>> BEGIN EXTRACTED RECORDS

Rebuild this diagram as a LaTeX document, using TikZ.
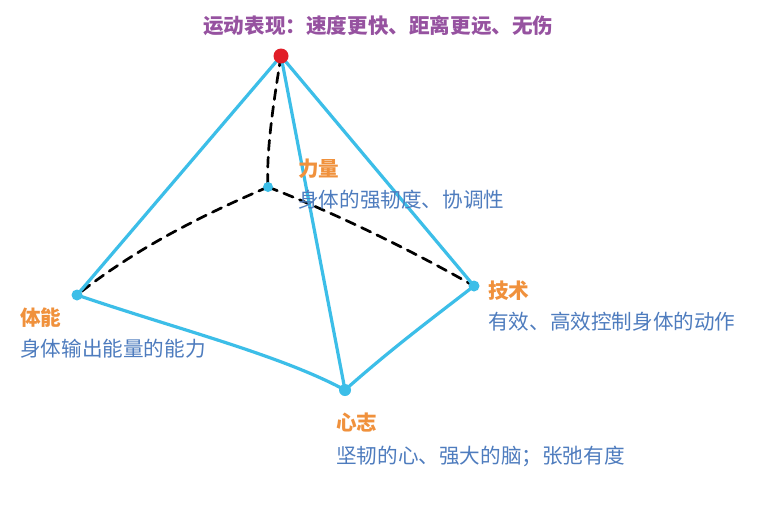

>> END EXTRACTED RECORDS
>> BEGIN EXTRACTED RECORDS

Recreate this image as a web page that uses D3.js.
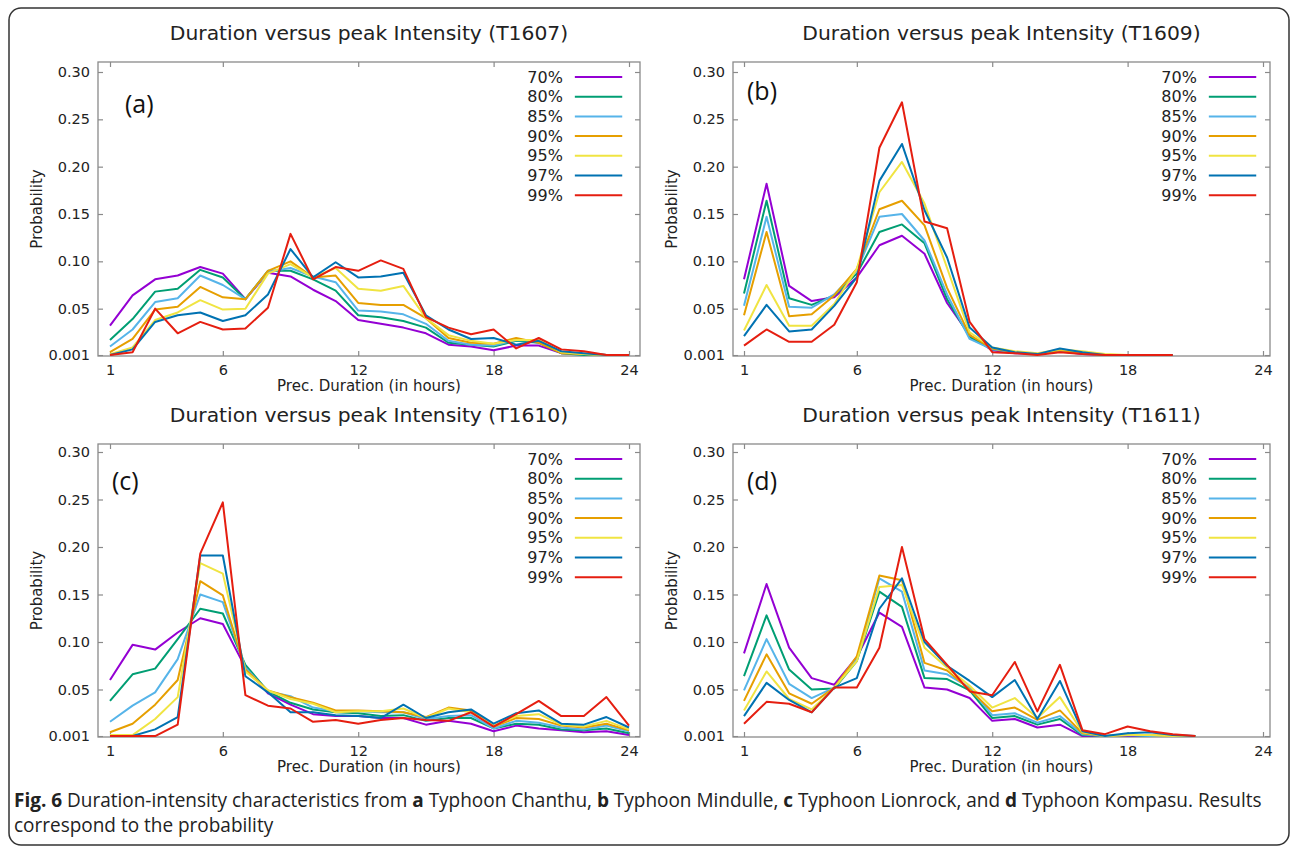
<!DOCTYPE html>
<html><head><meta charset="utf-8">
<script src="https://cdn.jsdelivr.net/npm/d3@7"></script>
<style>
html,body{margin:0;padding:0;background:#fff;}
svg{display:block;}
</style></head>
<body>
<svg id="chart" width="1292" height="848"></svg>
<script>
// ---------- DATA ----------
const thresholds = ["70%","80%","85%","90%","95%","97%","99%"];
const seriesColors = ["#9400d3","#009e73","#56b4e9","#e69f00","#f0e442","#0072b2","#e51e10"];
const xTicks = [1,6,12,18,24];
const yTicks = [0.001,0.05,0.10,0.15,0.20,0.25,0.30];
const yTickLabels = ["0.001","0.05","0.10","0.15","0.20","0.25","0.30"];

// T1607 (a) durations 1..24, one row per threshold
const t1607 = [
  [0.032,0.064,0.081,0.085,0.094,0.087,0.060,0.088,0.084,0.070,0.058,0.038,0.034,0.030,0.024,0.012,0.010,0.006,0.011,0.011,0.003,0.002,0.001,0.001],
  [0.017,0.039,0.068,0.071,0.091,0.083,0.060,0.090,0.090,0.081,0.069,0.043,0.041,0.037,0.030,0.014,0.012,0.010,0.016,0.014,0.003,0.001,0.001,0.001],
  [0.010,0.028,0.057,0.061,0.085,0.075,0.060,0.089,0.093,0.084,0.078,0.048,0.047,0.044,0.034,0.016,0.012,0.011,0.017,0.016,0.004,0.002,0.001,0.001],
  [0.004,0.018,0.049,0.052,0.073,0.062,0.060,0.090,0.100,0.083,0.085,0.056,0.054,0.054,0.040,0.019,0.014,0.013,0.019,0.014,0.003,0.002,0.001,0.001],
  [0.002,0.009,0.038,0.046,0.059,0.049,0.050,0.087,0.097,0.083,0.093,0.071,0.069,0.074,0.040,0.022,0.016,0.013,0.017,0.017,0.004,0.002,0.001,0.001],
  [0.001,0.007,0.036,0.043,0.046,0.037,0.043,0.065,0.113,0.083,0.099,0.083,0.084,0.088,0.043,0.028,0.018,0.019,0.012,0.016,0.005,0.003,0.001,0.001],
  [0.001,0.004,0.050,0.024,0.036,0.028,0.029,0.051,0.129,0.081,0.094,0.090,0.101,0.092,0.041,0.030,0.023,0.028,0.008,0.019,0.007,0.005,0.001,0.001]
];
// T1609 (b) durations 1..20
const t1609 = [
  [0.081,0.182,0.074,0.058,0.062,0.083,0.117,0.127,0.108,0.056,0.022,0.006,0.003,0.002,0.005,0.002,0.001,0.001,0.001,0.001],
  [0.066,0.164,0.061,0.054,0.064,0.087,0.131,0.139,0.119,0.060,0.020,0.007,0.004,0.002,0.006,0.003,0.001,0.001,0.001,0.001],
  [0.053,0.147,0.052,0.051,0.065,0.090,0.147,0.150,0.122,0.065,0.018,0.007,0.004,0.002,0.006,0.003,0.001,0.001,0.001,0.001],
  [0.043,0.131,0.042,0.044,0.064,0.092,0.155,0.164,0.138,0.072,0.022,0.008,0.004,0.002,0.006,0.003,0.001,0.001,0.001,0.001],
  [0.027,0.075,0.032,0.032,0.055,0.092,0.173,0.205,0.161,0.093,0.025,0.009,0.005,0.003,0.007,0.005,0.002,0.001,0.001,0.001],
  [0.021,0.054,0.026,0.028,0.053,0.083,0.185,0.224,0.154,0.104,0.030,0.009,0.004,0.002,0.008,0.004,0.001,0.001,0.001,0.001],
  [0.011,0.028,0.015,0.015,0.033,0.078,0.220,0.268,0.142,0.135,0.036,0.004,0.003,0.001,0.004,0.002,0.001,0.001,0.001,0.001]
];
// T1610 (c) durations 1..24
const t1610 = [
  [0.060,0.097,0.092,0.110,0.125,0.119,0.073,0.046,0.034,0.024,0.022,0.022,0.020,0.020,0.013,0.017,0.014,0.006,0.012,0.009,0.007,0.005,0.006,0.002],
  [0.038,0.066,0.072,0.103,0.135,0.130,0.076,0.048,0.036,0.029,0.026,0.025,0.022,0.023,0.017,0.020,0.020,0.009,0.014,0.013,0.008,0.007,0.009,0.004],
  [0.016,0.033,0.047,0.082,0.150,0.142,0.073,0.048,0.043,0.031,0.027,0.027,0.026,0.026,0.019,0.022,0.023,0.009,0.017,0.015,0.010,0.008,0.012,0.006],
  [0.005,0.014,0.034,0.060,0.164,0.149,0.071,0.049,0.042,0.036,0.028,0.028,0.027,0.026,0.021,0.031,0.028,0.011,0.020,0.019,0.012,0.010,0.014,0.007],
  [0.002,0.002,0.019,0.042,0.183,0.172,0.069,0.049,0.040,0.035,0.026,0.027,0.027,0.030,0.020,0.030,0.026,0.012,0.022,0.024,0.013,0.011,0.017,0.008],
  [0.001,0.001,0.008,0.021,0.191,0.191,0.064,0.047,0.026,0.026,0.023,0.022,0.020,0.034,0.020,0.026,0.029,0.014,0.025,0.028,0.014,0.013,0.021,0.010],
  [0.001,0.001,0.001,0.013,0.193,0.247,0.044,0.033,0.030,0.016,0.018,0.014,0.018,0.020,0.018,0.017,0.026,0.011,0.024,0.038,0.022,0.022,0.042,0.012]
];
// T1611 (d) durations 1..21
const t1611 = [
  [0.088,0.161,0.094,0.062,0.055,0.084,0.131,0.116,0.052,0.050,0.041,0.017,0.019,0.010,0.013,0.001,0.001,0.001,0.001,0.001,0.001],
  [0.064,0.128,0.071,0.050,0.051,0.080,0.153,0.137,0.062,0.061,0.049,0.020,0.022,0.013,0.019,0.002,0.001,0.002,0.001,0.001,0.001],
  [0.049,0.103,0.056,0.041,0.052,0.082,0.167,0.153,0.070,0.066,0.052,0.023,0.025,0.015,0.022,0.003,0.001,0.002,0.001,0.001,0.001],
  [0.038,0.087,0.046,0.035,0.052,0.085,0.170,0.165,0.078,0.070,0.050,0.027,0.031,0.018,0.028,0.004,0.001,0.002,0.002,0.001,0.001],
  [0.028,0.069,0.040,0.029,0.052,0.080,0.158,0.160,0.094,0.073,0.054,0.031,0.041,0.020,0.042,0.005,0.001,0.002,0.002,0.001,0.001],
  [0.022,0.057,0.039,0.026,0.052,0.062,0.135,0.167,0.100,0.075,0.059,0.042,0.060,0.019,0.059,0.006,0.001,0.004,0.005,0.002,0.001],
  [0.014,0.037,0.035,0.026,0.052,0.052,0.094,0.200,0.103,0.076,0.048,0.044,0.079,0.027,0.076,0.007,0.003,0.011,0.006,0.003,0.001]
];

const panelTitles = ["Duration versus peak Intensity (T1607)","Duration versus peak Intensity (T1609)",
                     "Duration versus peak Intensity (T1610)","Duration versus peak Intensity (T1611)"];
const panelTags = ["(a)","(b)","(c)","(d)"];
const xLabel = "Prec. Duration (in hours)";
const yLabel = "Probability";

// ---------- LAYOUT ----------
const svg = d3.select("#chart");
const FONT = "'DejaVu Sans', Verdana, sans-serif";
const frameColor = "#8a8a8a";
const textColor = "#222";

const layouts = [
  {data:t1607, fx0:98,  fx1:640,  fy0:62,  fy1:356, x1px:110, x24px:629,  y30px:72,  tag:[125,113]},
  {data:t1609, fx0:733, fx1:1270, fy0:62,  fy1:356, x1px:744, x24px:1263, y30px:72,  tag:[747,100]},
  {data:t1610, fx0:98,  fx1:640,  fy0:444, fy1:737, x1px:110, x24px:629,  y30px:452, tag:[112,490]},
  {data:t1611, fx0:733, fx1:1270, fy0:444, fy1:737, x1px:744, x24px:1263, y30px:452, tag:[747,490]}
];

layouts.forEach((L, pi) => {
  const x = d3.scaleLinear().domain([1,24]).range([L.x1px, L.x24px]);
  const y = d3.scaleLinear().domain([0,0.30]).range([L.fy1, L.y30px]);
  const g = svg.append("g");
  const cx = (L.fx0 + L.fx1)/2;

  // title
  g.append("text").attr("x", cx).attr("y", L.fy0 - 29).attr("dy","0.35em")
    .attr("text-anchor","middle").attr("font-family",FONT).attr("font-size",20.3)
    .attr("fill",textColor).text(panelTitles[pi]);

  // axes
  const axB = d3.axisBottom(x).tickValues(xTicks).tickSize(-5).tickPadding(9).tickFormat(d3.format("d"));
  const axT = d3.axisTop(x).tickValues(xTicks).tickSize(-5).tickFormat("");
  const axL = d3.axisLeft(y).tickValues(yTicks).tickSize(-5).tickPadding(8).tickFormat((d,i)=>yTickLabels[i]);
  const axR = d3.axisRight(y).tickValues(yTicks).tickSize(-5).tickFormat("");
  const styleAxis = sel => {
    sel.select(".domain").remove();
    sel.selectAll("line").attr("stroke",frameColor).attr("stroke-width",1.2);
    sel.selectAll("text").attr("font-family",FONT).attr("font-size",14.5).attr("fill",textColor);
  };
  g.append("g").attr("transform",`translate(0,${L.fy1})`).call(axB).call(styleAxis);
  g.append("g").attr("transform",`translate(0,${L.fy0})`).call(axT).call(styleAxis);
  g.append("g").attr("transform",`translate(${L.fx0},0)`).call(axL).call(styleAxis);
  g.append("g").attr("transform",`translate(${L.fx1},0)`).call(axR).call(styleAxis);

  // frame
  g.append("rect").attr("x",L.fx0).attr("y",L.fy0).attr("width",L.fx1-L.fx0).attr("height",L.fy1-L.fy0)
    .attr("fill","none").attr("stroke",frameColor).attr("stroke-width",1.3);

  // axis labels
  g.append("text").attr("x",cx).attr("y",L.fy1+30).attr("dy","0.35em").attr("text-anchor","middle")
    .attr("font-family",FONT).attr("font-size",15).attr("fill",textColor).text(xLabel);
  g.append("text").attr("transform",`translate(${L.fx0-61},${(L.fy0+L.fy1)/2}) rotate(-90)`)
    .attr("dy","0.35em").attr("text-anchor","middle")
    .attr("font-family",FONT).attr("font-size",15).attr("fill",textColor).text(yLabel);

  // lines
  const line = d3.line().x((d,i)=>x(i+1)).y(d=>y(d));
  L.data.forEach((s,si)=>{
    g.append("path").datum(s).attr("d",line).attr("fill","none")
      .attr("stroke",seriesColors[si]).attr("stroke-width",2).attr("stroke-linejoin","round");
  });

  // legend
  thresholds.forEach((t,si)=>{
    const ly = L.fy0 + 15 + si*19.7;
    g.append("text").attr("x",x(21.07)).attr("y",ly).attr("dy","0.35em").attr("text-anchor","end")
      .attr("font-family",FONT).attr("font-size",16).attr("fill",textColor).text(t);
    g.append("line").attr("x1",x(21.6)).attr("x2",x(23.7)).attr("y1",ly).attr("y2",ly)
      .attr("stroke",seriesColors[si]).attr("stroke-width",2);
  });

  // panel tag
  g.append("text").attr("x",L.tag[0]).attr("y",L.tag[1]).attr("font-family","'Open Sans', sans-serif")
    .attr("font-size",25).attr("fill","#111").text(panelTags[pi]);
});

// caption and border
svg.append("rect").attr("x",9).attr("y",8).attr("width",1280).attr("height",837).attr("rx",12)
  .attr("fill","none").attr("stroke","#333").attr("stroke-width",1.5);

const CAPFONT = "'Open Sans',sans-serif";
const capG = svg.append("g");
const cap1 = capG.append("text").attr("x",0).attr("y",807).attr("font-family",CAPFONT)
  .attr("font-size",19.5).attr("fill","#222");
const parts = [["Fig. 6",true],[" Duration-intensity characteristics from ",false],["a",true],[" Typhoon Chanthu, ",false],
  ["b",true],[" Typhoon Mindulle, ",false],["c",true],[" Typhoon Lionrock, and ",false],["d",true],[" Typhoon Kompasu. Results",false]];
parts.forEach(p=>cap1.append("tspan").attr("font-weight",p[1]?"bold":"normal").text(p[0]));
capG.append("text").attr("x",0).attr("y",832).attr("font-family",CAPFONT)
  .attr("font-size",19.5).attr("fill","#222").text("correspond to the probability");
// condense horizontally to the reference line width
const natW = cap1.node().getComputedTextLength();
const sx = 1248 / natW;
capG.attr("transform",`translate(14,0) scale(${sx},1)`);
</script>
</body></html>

>> END EXTRACTED RECORDS
>> BEGIN EXTRACTED RECORDS

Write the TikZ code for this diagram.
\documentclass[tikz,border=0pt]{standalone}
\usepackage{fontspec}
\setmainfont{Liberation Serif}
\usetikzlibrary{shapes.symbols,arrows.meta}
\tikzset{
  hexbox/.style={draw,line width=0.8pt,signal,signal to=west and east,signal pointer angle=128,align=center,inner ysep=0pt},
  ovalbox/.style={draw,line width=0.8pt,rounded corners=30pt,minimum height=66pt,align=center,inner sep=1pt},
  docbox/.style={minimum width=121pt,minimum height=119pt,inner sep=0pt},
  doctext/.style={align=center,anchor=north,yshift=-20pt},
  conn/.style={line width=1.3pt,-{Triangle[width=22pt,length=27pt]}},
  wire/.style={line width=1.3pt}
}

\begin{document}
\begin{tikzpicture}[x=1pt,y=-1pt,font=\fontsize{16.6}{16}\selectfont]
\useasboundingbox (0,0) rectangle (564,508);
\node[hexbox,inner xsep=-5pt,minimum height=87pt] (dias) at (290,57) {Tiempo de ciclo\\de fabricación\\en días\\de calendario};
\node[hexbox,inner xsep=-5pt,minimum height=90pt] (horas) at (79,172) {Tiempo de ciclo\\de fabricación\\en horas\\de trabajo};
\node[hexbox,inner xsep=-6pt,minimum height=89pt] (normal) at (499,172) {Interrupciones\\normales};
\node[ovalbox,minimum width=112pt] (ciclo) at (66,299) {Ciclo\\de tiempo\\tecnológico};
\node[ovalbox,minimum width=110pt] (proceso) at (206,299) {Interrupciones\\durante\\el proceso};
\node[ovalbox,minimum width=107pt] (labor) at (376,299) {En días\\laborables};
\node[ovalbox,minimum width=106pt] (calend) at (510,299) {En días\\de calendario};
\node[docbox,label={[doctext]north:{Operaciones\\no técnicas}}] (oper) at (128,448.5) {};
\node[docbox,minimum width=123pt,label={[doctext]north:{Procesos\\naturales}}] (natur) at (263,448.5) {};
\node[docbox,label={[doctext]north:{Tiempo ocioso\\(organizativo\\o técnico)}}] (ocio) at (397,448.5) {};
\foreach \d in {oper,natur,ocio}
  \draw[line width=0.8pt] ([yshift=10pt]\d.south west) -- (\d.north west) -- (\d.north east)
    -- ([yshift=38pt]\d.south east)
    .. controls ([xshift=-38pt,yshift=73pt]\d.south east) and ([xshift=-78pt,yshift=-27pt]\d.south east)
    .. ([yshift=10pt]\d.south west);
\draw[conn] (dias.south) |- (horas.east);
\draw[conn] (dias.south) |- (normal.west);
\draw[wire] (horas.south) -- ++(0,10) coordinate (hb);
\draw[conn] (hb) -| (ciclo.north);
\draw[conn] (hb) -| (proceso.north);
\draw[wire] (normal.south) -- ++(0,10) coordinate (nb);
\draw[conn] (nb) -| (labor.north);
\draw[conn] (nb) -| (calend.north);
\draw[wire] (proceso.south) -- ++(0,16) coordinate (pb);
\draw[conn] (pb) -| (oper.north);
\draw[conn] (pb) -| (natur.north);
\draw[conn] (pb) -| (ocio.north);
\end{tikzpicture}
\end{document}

>> END EXTRACTED RECORDS

**STATED PROBLEM**
Gather all lines from the records above in which "this" appears.

**SOLVED EXERCISE**
Rebuild this diagram as a LaTeX document, using TikZ.
Recreate this image as a web page that uses D3.js.
Write the TikZ code for this diagram.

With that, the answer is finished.